### Your instructions
An exact copy of all the data is required, with pictures left out.

········

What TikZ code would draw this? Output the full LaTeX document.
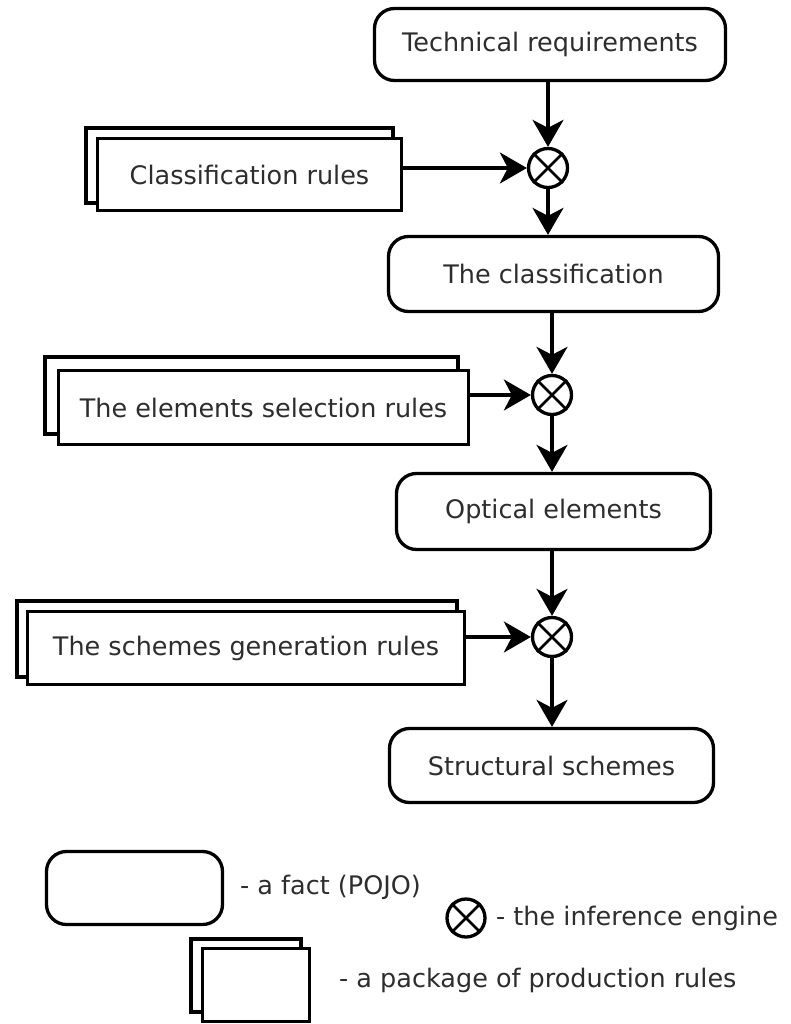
\documentclass[tikz,border=0pt]{standalone}
\usepackage{fontspec}
\setmainfont{DejaVu Sans}
\usetikzlibrary{arrows.meta}
\definecolor{txt}{RGB}{45,45,45}
\begin{document}
\begin{tikzpicture}[x=1pt,y=-1pt,
  lw/.style={line width=3.3pt},
  lbl/.style={text=txt, font=\fontsize{25.5}{30}\selectfont},
  fact/.style={draw, lw, rounded corners=20pt, fill=white, lbl, inner sep=0pt},
  rules/.style={draw, lw, fill=white, lbl, inner sep=0pt},
  engine/.style={draw, lw, circle, minimum size=#1, inner sep=0pt},
  engine/.default=39pt,
  cross/.style={line width=2.8pt},
  flow/.style={lw, -{Stealth[length=27pt,width=31pt,inset=8pt]}},
  legendtext/.style={lbl, anchor=west, inner sep=0pt},
]
\useasboundingbox (0,0) rectangle (790,1024);

% facts
\node[fact, minimum width=351pt, minimum height=72pt] (tech) at (550,44.5) {Technical requirements};
\node[fact, minimum width=330pt, minimum height=75pt] (cls) at (553.5,274) {The classification};
\node[fact, minimum width=314pt, minimum height=76pt] (opt) at (553.5,511.5) {Optical elements};
\node[fact, minimum width=324pt, minimum height=74pt] (str) at (551.5,765.5) {Structural schemes};

% inference engines
\node[engine] (e1) at (548,168) {};
\node[engine] (e2) at (552,395) {};
\node[engine] (e3) at (552,637) {};

% rule packages (back copies first)
\draw[lw] (86,128) rectangle (393,203);
\node[rules, minimum width=304pt, minimum height=72pt] (r1) at (249.5,174.5) {Classification rules};
\draw[lw] (45,357) rectangle (458,434);
\node[rules, minimum width=410pt, minimum height=74pt] (r2) at (263.5,407.5) {The elements selection rules};
\draw[lw] (17,601) rectangle (457,677);
\node[rules, minimum width=437pt, minimum height=73pt] (r3) at (246,648) {The schemes generation rules};

% crosses inside engines
\foreach \e in {e1,e2,e3}{
  \draw[cross] (\e.north east) -- (\e.south west) (\e.north west) -- (\e.south east);
}

% connectors
\draw[flow] (tech.south -| e1) -- (e1.north);
\draw[flow] (e1.south) -- (cls.north -| e1);
\draw[flow] (cls.south -| e2) -- (e2.north);
\draw[flow] (e2.south) -- (opt.north -| e2);
\draw[flow] (opt.south -| e3) -- (e3.north);
\draw[flow] (e3.south) -- (str.north -| e3);
\draw[flow] (r1.east |- e1) -- (e1.west);
\draw[flow] (r2.east |- e2) -- (e2.west);
\draw[flow] (r3.east |- e3) -- (e3.west);

% legend
\node[fact, minimum width=176pt, minimum height=73pt] (lfact) at (134.5,888) {};
\node[legendtext] (tfact) at (240,887) {- a fact (POJO)};
\node[engine=38pt] (leng) at (466,918) {};
\draw[cross] (leng.north east) -- (leng.south west) (leng.north west) -- (leng.south east);
\node[legendtext] (teng) at (496,918) {- the inference engine};
\draw[lw] (191,939) rectangle (301,1012);
\node[rules, minimum width=107pt, minimum height=73pt] (lpkg) at (256,985) {};
\node[legendtext] (tpkg) at (339,980) {- a package of production rules};
\end{tikzpicture}
\end{document}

········

### The completed task
What TikZ code would draw this? Output the full LaTeX document.
\documentclass[tikz,border=0pt]{standalone}
\usepackage{fontspec}
\setmainfont{DejaVu Sans}
\usetikzlibrary{arrows.meta}
\definecolor{txt}{RGB}{45,45,45}
\begin{document}
\begin{tikzpicture}[x=1pt,y=-1pt,
  lw/.style={line width=3.3pt},
  lbl/.style={text=txt, font=\fontsize{25.5}{30}\selectfont},
  fact/.style={draw, lw, rounded corners=20pt, fill=white, lbl, inner sep=0pt},
  rules/.style={draw, lw, fill=white, lbl, inner sep=0pt},
  engine/.style={draw, lw, circle, minimum size=#1, inner sep=0pt},
  engine/.default=39pt,
  cross/.style={line width=2.8pt},
  flow/.style={lw, -{Stealth[length=27pt,width=31pt,inset=8pt]}},
  legendtext/.style={lbl, anchor=west, inner sep=0pt},
]
\useasboundingbox (0,0) rectangle (790,1024);

% facts
\node[fact, minimum width=351pt, minimum height=72pt] (tech) at (550,44.5) {Technical requirements};
\node[fact, minimum width=330pt, minimum height=75pt] (cls) at (553.5,274) {The classification};
\node[fact, minimum width=314pt, minimum height=76pt] (opt) at (553.5,511.5) {Optical elements};
\node[fact, minimum width=324pt, minimum height=74pt] (str) at (551.5,765.5) {Structural schemes};

% inference engines
\node[engine] (e1) at (548,168) {};
\node[engine] (e2) at (552,395) {};
\node[engine] (e3) at (552,637) {};

% rule packages (back copies first)
\draw[lw] (86,128) rectangle (393,203);
\node[rules, minimum width=304pt, minimum height=72pt] (r1) at (249.5,174.5) {Classification rules};
\draw[lw] (45,357) rectangle (458,434);
\node[rules, minimum width=410pt, minimum height=74pt] (r2) at (263.5,407.5) {The elements selection rules};
\draw[lw] (17,601) rectangle (457,677);
\node[rules, minimum width=437pt, minimum height=73pt] (r3) at (246,648) {The schemes generation rules};

% crosses inside engines
\foreach \e in {e1,e2,e3}{
  \draw[cross] (\e.north east) -- (\e.south west) (\e.north west) -- (\e.south east);
}

% connectors
\draw[flow] (tech.south -| e1) -- (e1.north);
\draw[flow] (e1.south) -- (cls.north -| e1);
\draw[flow] (cls.south -| e2) -- (e2.north);
\draw[flow] (e2.south) -- (opt.north -| e2);
\draw[flow] (opt.south -| e3) -- (e3.north);
\draw[flow] (e3.south) -- (str.north -| e3);
\draw[flow] (r1.east |- e1) -- (e1.west);
\draw[flow] (r2.east |- e2) -- (e2.west);
\draw[flow] (r3.east |- e3) -- (e3.west);

% legend
\node[fact, minimum width=176pt, minimum height=73pt] (lfact) at (134.5,888) {};
\node[legendtext] (tfact) at (240,887) {- a fact (POJO)};
\node[engine=38pt] (leng) at (466,918) {};
\draw[cross] (leng.north east) -- (leng.south west) (leng.north west) -- (leng.south east);
\node[legendtext] (teng) at (496,918) {- the inference engine};
\draw[lw] (191,939) rectangle (301,1012);
\node[rules, minimum width=107pt, minimum height=73pt] (lpkg) at (256,985) {};
\node[legendtext] (tpkg) at (339,980) {- a package of production rules};
\end{tikzpicture}
\end{document}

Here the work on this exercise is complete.